* [Your goal]: Write out every line exactly, from the start of the records below to the line with "p.ygrid.grid_line_width = 1.2", and stop there. Don't write out the pictures.

* [Information supplied]:
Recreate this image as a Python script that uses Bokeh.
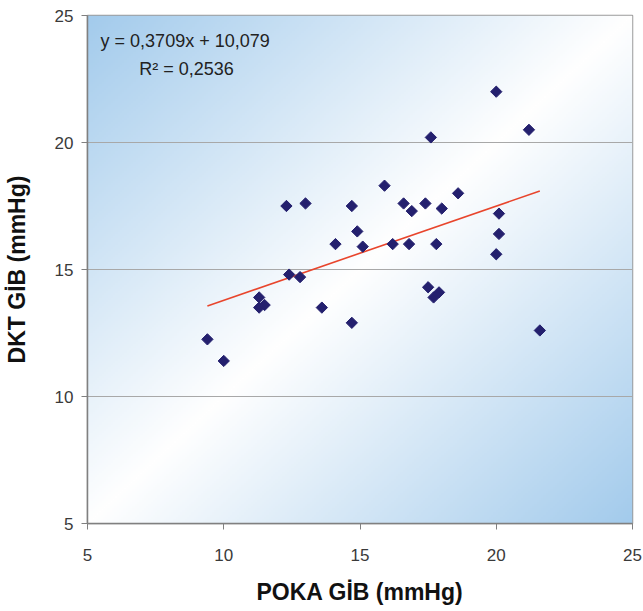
import numpy as np
from bokeh.plotting import figure
from bokeh.models import Label, Range1d, FixedTicker
from bokeh.embed import file_html
from bokeh.resources import INLINE

# ---- data ----
poka_gib = [12.3, 13.0, 14.7, 14.9, 14.1, 15.1, 12.4, 12.8, 11.3, 11.3, 11.5, 13.6, 14.7, 9.4, 10.0,
            20.0, 21.2, 17.6, 15.9, 18.6, 16.6, 17.4, 16.9, 18.0, 20.1, 20.1, 20.0, 16.2, 16.8, 17.8,
            17.5, 17.7, 17.9, 21.6]
dkt_gib = [17.5, 17.6, 17.5, 16.5, 16.0, 15.9, 14.8, 14.7, 13.9, 13.5, 13.6, 13.5, 12.9, 12.25, 11.4,
           22.0, 20.5, 20.2, 18.3, 18.0, 17.6, 17.6, 17.3, 17.4, 17.2, 16.4, 15.6, 16.0, 16.0, 16.0,
           14.3, 13.9, 14.1, 12.6]
trend_slope = 0.3709
trend_intercept = 10.079
equation_text = "y = 0,3709x + 10,079"
r2_text = "R² = 0,2536"
axis_ticks = [5, 10, 15, 20, 25]
x_title = "POKA GİB (mmHg)"
y_title = "DKT GİB (mmHg)"

X0, X1, Y0, Y1 = 5, 25, 5, 25

p = figure(width=643, height=611, output_backend="svg", toolbar_location=None,
           x_range=Range1d(X0, X1), y_range=Range1d(Y0, Y1),
           min_border_left=86, min_border_right=11, min_border_top=15, min_border_bottom=88)
p.background_fill_color = "white"
p.border_fill_color = "white"
p.outline_line_color = "#9a9a9a"
p.outline_line_width = 1.5

# ---- diagonal gradient background (style only) ----
N = 240
u = np.linspace(0, 1, N)[None, :]
v = np.linspace(0, 1, N)[:, None]
t = np.clip(np.abs(u - v), 0, 1)
blue = np.array([163, 203, 236])
white = np.array([255, 255, 255])
img = np.empty((N, N), dtype=np.uint32)
view = img.view(dtype=np.uint8).reshape((N, N, 4))
for k in range(3):
    view[:, :, k] = (white[k] + (blue[k] - white[k]) * t).astype(np.uint8)
view[:, :, 3] = 255
bg = p.image_rgba(image=[img], x=X0, y=Y0, dw=X1 - X0, dh=Y1 - Y0)
bg.level = "image"

# ---- grid ----
p.xgrid.visible = False
p.ygrid.ticker = FixedTicker(ticks=axis_ticks)
p.ygrid.grid_line_color = "#a8a8a8"
p.ygrid.grid_line_width = 1.2

# ---- axes ----
for ax in (p.xaxis[0], p.yaxis[0]):
    ax.ticker = FixedTicker(ticks=axis_ticks)
    ax.minor_tick_line_color = None
    ax.major_tick_in = 0
    ax.major_tick_out = 6
    ax.major_tick_line_color = "#808080"
    ax.axis_line_color = "#808080"
    ax.axis_line_width = 1.5
    ax.major_label_text_font = "Liberation Sans"
    ax.major_label_text_font_size = "17px"
    ax.major_label_text_color = "#3a3a3a"
    ax.axis_label_text_font = "Liberation Sans"
    ax.axis_label_text_font_style = "bold"
    ax.axis_label_text_font_size = "23px"
    ax.axis_label_text_color = "#111111"

p.xaxis.axis_label = x_title
p.yaxis.axis_label = y_title
p.xaxis.major_label_standoff = 19
p.xaxis.axis_label_standoff = 15
p.yaxis.major_label_standoff = 8
p.yaxis.axis_label_standoff = 22

# ---- trend line ----
tx = [min(poka_gib), max(poka_gib)]
ty = [trend_slope * x + trend_intercept for x in tx]
p.line(tx, ty, line_color="#e8452c", line_width=1.6)

# ---- points ----
p.scatter(poka_gib, dkt_gib, marker="square", angle=np.pi / 4, size=8,
          fill_color="#24206e", line_color="#24206e")

# ---- equation labels ----
p.add_layout(Label(x=5.48, y=23.98, text=equation_text, text_font="Liberation Sans",
                   text_font_size="18px", text_color="#222222", text_baseline="middle",
                   text_align="left"))
p.add_layout(Label(x=6.9, y=22.9, text=r2_text, text_font="Liberation Sans",
                   text_font_size="18px", text_color="#222222", text_baseline="middle",
                   text_align="left"))

open("out.html", "w").write(file_html(p, INLINE))
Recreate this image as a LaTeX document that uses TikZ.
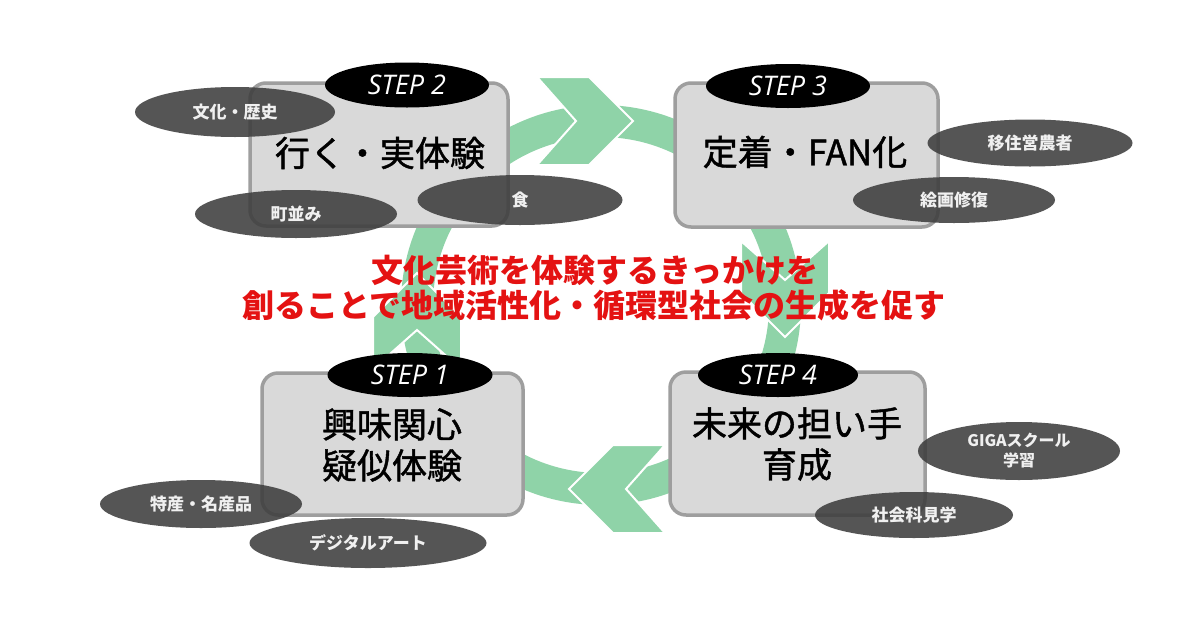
\documentclass[tikz,border=0pt]{standalone}
\usepackage{fontspec}
\setmainfont{Open Sans}
\newfontfamily\jp{Noto Sans CJK JP}
\newfontfamily\jpm[FakeBold=1.3]{Noto Sans CJK JP}
\usetikzlibrary{shapes.geometric}
\definecolor{ringgreen}{RGB}{143,211,168}
\definecolor{boxfill}{RGB}{217,217,217}
\definecolor{boxline}{RGB}{158,158,158}
\definecolor{pill}{RGB}{62,62,62}
\definecolor{redtext}{RGB}{228,18,18}
\tikzset{
  chev/.style={fill=ringgreen, draw=white, line width=2pt, line join=miter},
  stepbox/.style={draw=boxline, fill=boxfill, line width=3.5pt, rounded corners=16pt, inner sep=0pt},
  steplabel/.style={ellipse, fill=black, inner sep=0pt, text=white, font=\itshape\fontsize{27}{29}\selectfont},
  maintext/.style={align=center, text=black, font=\jpm\fontsize{35}{41}\selectfont},
  pillnode/.style={ellipse, fill=pill, fill opacity=0.88, text opacity=1, inner sep=0pt, text=white!94!black, align=center, font=\jp\bfseries\fontsize{17}{21}\selectfont},
  redline/.style={text=redtext, font=\jp\bfseries\fontsize{32}{36}\selectfont}
}
\begin{document}
\begin{tikzpicture}[x=1pt,y=-1pt]
\useasboundingbox (0,0) rectangle (1200,619);
\fill[white] (0,0) rectangle (1200,619);
% green cycle ring
\draw[ringgreen, line width=32pt] (601,305) circle (184pt);
\foreach \a in {0,-90,-180,-270}
  \filldraw[chev, rotate around={\a:(601,305)}] (537,77) -- (589,77) -- (633,121) -- (589,165) -- (537,165) -- (576,121) -- cycle;
% step boxes
\node[stepbox, minimum width=258pt, minimum height=143pt] (box2) at (379,154.5) {};
\node[stepbox, minimum width=263pt, minimum height=144pt] (box3) at (806.5,155) {};
\node[stepbox, minimum width=261pt, minimum height=142pt] (box1) at (392.5,444) {};
\node[stepbox, minimum width=255pt, minimum height=143pt] (box4) at (797.5,443.5) {};
% step labels
\node[steplabel, minimum width=164pt, minimum height=45pt] (lab2) at (407,85) {STEP 2};
\node[steplabel, minimum width=164pt, minimum height=44pt] (lab3) at (788,86) {STEP 3};
\node[steplabel, minimum width=165pt, minimum height=44pt] (lab1) at (410,375) {STEP 1};
\node[steplabel, minimum width=160pt, minimum height=44pt] (lab4) at (778,375) {STEP 4};
% main texts
\node[maintext] (t2) at (380,153) {行く・実体験};
\node[maintext] (t3) at (805,152) {定着・FAN化};
\node[maintext] (t1) at (392,445) {興味関心\\疑似体験};
\node[maintext] (t4) at (797,444) {未来の担い手\\育成};
% item pills
\node[pillnode, minimum width=200pt, minimum height=50pt] (p21) at (235,112) {文化・歴史};
\node[pillnode, minimum width=202pt, minimum height=48pt] (p22) at (296,214) {町並み};
\node[pillnode, minimum width=205pt, minimum height=50pt] (p23) at (520,200) {食};
\node[pillnode, minimum width=205pt, minimum height=47pt] (p31) at (1030,143) {移住営農者};
\node[pillnode, minimum width=202pt, minimum height=46pt] (p32) at (954,200) {絵画修復};
\node[pillnode, minimum width=202pt, minimum height=48pt] (p11) at (201,504) {特産・名産品};
\node[pillnode, minimum width=237pt, minimum height=50pt] (p12) at (368,543) {デジタルアート};
\node[pillnode, minimum width=202pt, minimum height=58pt, font=\jp\bfseries\fontsize{16}{20}\selectfont] (p41) at (1019,451) {GIGAスクール\\学習};
\node[pillnode, minimum width=198pt, minimum height=46pt] (p42) at (914,515) {社会科見学};
% centre message
\node[redline] (m1) at (595,270) {文化芸術を体験するきっかけを};
\node[redline] (m2) at (594,305) {創ることで地域活性化・循環型社会の生成を促す};
\end{tikzpicture}
\end{document}
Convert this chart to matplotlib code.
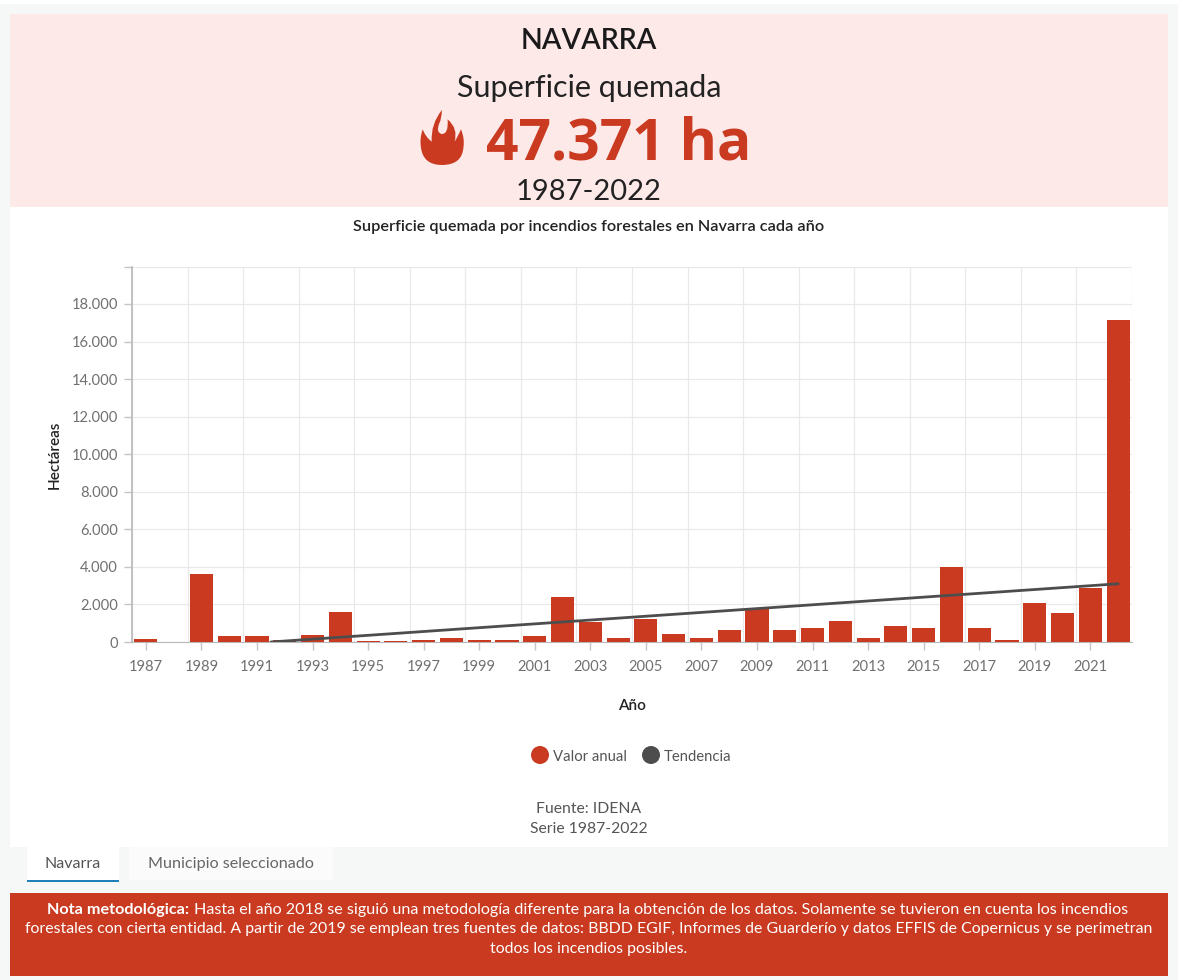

* [Task response]:
Recreate this image as a Python script that uses Bokeh.
import numpy as np
from bokeh.plotting import figure
from bokeh.models import Label, Range1d, FixedTicker
from bokeh.embed import file_html
from bokeh.resources import INLINE

# ---- data ----
poka_gib = [12.3, 13.0, 14.7, 14.9, 14.1, 15.1, 12.4, 12.8, 11.3, 11.3, 11.5, 13.6, 14.7, 9.4, 10.0,
            20.0, 21.2, 17.6, 15.9, 18.6, 16.6, 17.4, 16.9, 18.0, 20.1, 20.1, 20.0, 16.2, 16.8, 17.8,
            17.5, 17.7, 17.9, 21.6]
dkt_gib = [17.5, 17.6, 17.5, 16.5, 16.0, 15.9, 14.8, 14.7, 13.9, 13.5, 13.6, 13.5, 12.9, 12.25, 11.4,
           22.0, 20.5, 20.2, 18.3, 18.0, 17.6, 17.6, 17.3, 17.4, 17.2, 16.4, 15.6, 16.0, 16.0, 16.0,
           14.3, 13.9, 14.1, 12.6]
trend_slope = 0.3709
trend_intercept = 10.079
equation_text = "y = 0,3709x + 10,079"
r2_text = "R² = 0,2536"
axis_ticks = [5, 10, 15, 20, 25]
x_title = "POKA GİB (mmHg)"
y_title = "DKT GİB (mmHg)"

X0, X1, Y0, Y1 = 5, 25, 5, 25

p = figure(width=643, height=611, output_backend="svg", toolbar_location=None,
           x_range=Range1d(X0, X1), y_range=Range1d(Y0, Y1),
           min_border_left=86, min_border_right=11, min_border_top=15, min_border_bottom=88)
p.background_fill_color = "white"
p.border_fill_color = "white"
p.outline_line_color = "#9a9a9a"
p.outline_line_width = 1.5

# ---- diagonal gradient background (style only) ----
N = 240
u = np.linspace(0, 1, N)[None, :]
v = np.linspace(0, 1, N)[:, None]
t = np.clip(np.abs(u - v), 0, 1)
blue = np.array([163, 203, 236])
white = np.array([255, 255, 255])
img = np.empty((N, N), dtype=np.uint32)
view = img.view(dtype=np.uint8).reshape((N, N, 4))
for k in range(3):
    view[:, :, k] = (white[k] + (blue[k] - white[k]) * t).astype(np.uint8)
view[:, :, 3] = 255
bg = p.image_rgba(image=[img], x=X0, y=Y0, dw=X1 - X0, dh=Y1 - Y0)
bg.level = "image"

# ---- grid ----
p.xgrid.visible = False
p.ygrid.ticker = FixedTicker(ticks=axis_ticks)
p.ygrid.grid_line_color = "#a8a8a8"
p.ygrid.grid_line_width = 1.2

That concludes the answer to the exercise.